Give yourself as much time as possible to train, or don’t set a time limit at all. This one is more difficult if you’re a high school athlete doing off season conditioning, or if you’ve already signed up for a race or other competition that will be happening soon. If this is the case for you, try to give yourself as much time as possible to train. Why? So you will have enough time to adjust to the intensity of training you will be doing. Even for low intensity sports, such as yoga, your body needs time to get used to doing it. Having experienced this phenomenon more than enough times myself, if you set a short time limit for yourself to accomplish a certain fitness goal, no matter what that goal is, there’s a good chance you’re going to injure yourself. Taking the time to build up your strength will be completely worth it, and it is much better to do that than to risk injuring yourself.

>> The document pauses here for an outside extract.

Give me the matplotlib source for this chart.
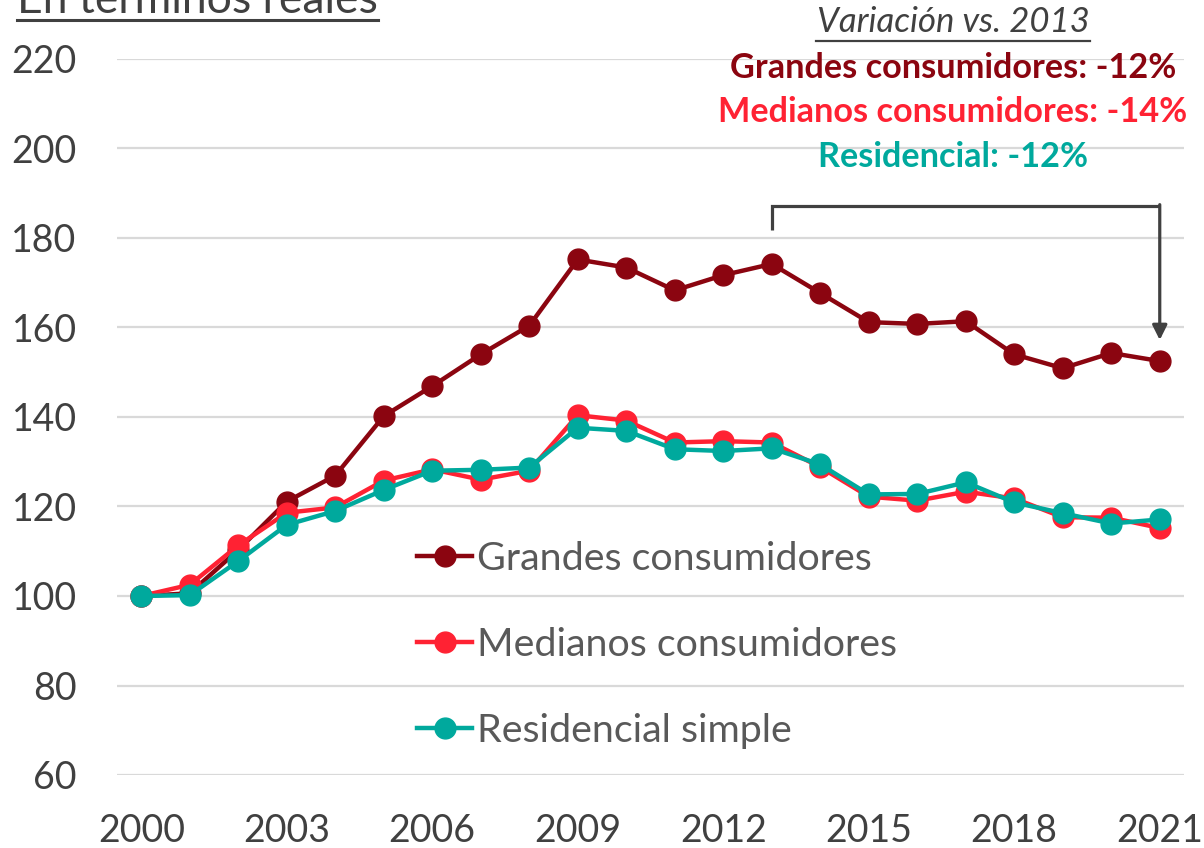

Don’t forget about the rest of your life. As exciting as it may be to start working towards a new fitness goal, there are also certain times in our (busy) lives where it may not be ideal to train as hard as we possibly can. Let’s say you are taking a full course load in school, but it is especially important for you to keep your grades up this semester so you can raise your GPA. Having been in this situation before (more times than I would have liked to), I’ve learned that sometimes you have to work your fitness goals around your lifestyle. There were times where as much as I would have wanted to train for a 5k, I had to accept the fact that I only had time to do a few light workouts a week. While some people may be able to handle it, I’m sure that if I’d done intense training every day during some of my tougher semesters, I probably wouldn’t have had enough energy to study or do my homework (I know this because often times I barely had enough energy to do these things without a workout on top…..typical college student). In short, work towards your goals, but don’t feel bad if there are times where you can’t make it your first priority.

When in doubt, always ask for advice from someone who is more experienced at the area of fitness you want to improve at. I would always recommend asking for an honest opinion on your goals. To go back to my costume example when I was in 6th grade, I had a goal and a plan for it, but when I shared it with my parents, they gave me (brutally) honest feedback on it (“There is no way you are going to spend TWO HUNDRED DOLLARS on a Halloween costume! There is also no WAY you will be able to build a 7-foot wide costume yourself! You are 11 years old!”). I won’t lie, it did suck at the time to have my parents tell me that my goal was foolish. However, imagine if I had my own money, no obligation to listen to my parents, and a driver’s license at that age. If my parents had not voiced their honest opinion on that costume, I probably would have blown a ton of money on materials AND attempted to actually build a 7-foot costume. Something tells me that it probably would not have turned out incredibly well. This same reason, though, is why you should always ask for an opinion on your fitness goals, especially because if you over-train, you could injure yourself (not fun, trust me). If you go to a gym regularly, seek out a personal trainer or someone who specializes in the area of fitness (such as running, swimming, weight lifting, yoga, basketball, tennis, etc.) you are trying to get better at.